# [Extracted records]
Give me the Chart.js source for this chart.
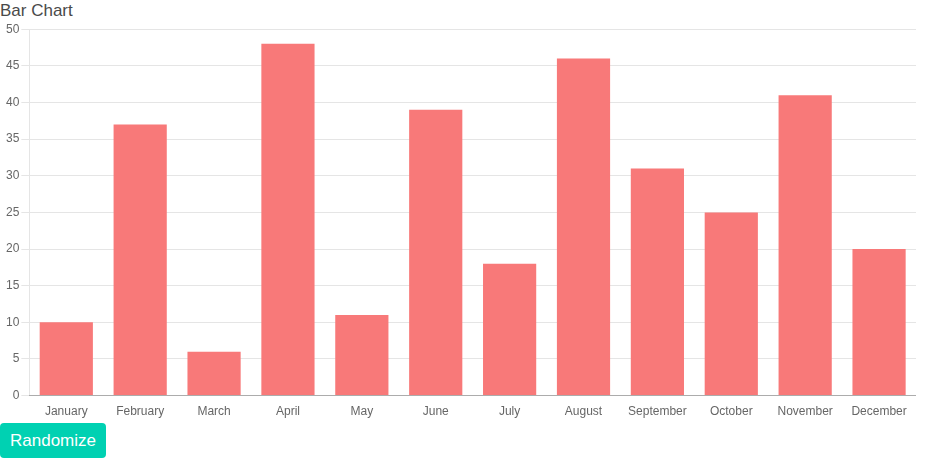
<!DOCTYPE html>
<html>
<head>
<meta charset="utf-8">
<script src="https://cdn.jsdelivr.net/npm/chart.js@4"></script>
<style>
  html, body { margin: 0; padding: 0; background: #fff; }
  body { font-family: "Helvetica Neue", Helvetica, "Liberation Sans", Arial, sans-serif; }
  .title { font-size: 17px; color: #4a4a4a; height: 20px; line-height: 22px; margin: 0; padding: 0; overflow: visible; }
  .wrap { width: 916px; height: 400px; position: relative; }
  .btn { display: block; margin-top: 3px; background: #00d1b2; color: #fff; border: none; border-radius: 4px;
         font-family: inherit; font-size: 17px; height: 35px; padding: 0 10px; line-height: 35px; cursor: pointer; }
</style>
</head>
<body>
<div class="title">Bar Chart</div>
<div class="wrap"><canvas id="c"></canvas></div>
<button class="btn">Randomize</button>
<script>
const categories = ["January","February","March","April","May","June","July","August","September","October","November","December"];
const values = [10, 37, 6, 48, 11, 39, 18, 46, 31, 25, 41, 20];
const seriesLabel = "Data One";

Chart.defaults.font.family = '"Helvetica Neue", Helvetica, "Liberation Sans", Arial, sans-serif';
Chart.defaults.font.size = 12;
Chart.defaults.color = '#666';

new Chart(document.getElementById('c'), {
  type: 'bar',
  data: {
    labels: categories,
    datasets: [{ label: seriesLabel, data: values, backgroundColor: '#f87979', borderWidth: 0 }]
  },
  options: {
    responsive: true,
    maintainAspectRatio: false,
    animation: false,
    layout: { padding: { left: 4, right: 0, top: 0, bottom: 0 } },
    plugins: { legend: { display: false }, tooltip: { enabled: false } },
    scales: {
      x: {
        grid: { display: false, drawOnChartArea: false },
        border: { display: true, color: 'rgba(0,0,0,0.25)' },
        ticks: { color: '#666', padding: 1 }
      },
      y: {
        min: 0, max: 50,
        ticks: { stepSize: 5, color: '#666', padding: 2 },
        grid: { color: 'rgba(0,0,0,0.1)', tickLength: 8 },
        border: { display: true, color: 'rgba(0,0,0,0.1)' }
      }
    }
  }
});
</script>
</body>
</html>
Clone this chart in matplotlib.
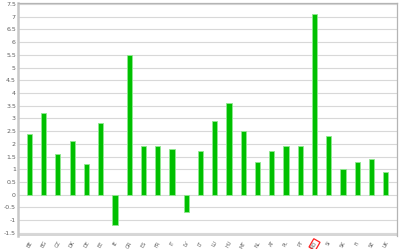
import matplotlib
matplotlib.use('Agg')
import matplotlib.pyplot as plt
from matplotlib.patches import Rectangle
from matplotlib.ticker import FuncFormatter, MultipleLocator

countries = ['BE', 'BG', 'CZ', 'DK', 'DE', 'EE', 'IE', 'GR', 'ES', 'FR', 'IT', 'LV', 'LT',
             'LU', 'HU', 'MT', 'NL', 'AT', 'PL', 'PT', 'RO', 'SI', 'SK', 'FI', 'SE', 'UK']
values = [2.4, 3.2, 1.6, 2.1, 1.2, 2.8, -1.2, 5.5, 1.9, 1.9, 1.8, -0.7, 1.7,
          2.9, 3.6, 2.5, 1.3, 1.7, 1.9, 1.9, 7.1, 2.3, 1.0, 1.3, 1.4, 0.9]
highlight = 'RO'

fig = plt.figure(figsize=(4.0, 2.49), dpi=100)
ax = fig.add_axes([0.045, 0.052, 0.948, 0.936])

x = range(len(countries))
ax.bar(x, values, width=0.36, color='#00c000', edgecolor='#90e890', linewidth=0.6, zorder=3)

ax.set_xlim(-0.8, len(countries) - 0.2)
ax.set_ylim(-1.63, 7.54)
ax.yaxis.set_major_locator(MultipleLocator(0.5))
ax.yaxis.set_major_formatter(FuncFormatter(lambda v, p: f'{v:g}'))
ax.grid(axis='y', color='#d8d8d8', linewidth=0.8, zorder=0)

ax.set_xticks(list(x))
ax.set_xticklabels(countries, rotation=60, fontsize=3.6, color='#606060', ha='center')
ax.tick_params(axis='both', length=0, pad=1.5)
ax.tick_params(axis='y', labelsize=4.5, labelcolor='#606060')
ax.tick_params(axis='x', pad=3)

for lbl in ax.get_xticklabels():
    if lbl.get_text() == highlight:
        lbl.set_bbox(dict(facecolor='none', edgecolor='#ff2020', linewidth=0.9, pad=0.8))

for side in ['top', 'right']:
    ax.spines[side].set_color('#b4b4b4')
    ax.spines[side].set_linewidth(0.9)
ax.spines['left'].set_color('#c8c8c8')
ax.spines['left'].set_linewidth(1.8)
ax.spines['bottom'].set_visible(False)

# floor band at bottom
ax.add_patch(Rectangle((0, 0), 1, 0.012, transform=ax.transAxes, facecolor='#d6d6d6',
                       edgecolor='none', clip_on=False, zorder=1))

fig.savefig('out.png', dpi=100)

# [Work to complete]
Make an exact copy of the records above, with the pictures left out.

# [Reply]
Give me the Chart.js source for this chart.
<!DOCTYPE html>
<html>
<head>
<meta charset="utf-8">
<script src="https://cdn.jsdelivr.net/npm/chart.js@4"></script>
<style>
  html, body { margin: 0; padding: 0; background: #fff; }
  body { font-family: "Helvetica Neue", Helvetica, "Liberation Sans", Arial, sans-serif; }
  .title { font-size: 17px; color: #4a4a4a; height: 20px; line-height: 22px; margin: 0; padding: 0; overflow: visible; }
  .wrap { width: 916px; height: 400px; position: relative; }
  .btn { display: block; margin-top: 3px; background: #00d1b2; color: #fff; border: none; border-radius: 4px;
         font-family: inherit; font-size: 17px; height: 35px; padding: 0 10px; line-height: 35px; cursor: pointer; }
</style>
</head>
<body>
<div class="title">Bar Chart</div>
<div class="wrap"><canvas id="c"></canvas></div>
<button class="btn">Randomize</button>
<script>
const categories = ["January","February","March","April","May","June","July","August","September","October","November","December"];
const values = [10, 37, 6, 48, 11, 39, 18, 46, 31, 25, 41, 20];
const seriesLabel = "Data One";

Chart.defaults.font.family = '"Helvetica Neue", Helvetica, "Liberation Sans", Arial, sans-serif';
Chart.defaults.font.size = 12;
Chart.defaults.color = '#666';

new Chart(document.getElementById('c'), {
  type: 'bar',
  data: {
    labels: categories,
    datasets: [{ label: seriesLabel, data: values, backgroundColor: '#f87979', borderWidth: 0 }]
  },
  options: {
    responsive: true,
    maintainAspectRatio: false,
    animation: false,
    layout: { padding: { left: 4, right: 0, top: 0, bottom: 0 } },
    plugins: { legend: { display: false }, tooltip: { enabled: false } },
    scales: {
      x: {
        grid: { display: false, drawOnChartArea: false },
        border: { display: true, color: 'rgba(0,0,0,0.25)' },
        ticks: { color: '#666', padding: 1 }
      },
      y: {
        min: 0, max: 50,
        ticks: { stepSize: 5, color: '#666', padding: 2 },
        grid: { color: 'rgba(0,0,0,0.1)', tickLength: 8 },
        border: { display: true, color: 'rgba(0,0,0,0.1)' }
      }
    }
  }
});
</script>
</body>
</html>
Clone this chart in matplotlib.
import matplotlib
matplotlib.use('Agg')
import matplotlib.pyplot as plt
from matplotlib.patches import Rectangle
from matplotlib.ticker import FuncFormatter, MultipleLocator

countries = ['BE', 'BG', 'CZ', 'DK', 'DE', 'EE', 'IE', 'GR', 'ES', 'FR', 'IT', 'LV', 'LT',
             'LU', 'HU', 'MT', 'NL', 'AT', 'PL', 'PT', 'RO', 'SI', 'SK', 'FI', 'SE', 'UK']
values = [2.4, 3.2, 1.6, 2.1, 1.2, 2.8, -1.2, 5.5, 1.9, 1.9, 1.8, -0.7, 1.7,
          2.9, 3.6, 2.5, 1.3, 1.7, 1.9, 1.9, 7.1, 2.3, 1.0, 1.3, 1.4, 0.9]
highlight = 'RO'

fig = plt.figure(figsize=(4.0, 2.49), dpi=100)
ax = fig.add_axes([0.045, 0.052, 0.948, 0.936])

x = range(len(countries))
ax.bar(x, values, width=0.36, color='#00c000', edgecolor='#90e890', linewidth=0.6, zorder=3)

ax.set_xlim(-0.8, len(countries) - 0.2)
ax.set_ylim(-1.63, 7.54)
ax.yaxis.set_major_locator(MultipleLocator(0.5))
ax.yaxis.set_major_formatter(FuncFormatter(lambda v, p: f'{v:g}'))
ax.grid(axis='y', color='#d8d8d8', linewidth=0.8, zorder=0)

ax.set_xticks(list(x))
ax.set_xticklabels(countries, rotation=60, fontsize=3.6, color='#606060', ha='center')
ax.tick_params(axis='both', length=0, pad=1.5)
ax.tick_params(axis='y', labelsize=4.5, labelcolor='#606060')
ax.tick_params(axis='x', pad=3)

for lbl in ax.get_xticklabels():
    if lbl.get_text() == highlight:
        lbl.set_bbox(dict(facecolor='none', edgecolor='#ff2020', linewidth=0.9, pad=0.8))

for side in ['top', 'right']:
    ax.spines[side].set_color('#b4b4b4')
    ax.spines[side].set_linewidth(0.9)
ax.spines['left'].set_color('#c8c8c8')
ax.spines['left'].set_linewidth(1.8)
ax.spines['bottom'].set_visible(False)

# floor band at bottom
ax.add_patch(Rectangle((0, 0), 1, 0.012, transform=ax.transAxes, facecolor='#d6d6d6',
                       edgecolor='none', clip_on=False, zorder=1))

fig.savefig('out.png', dpi=100)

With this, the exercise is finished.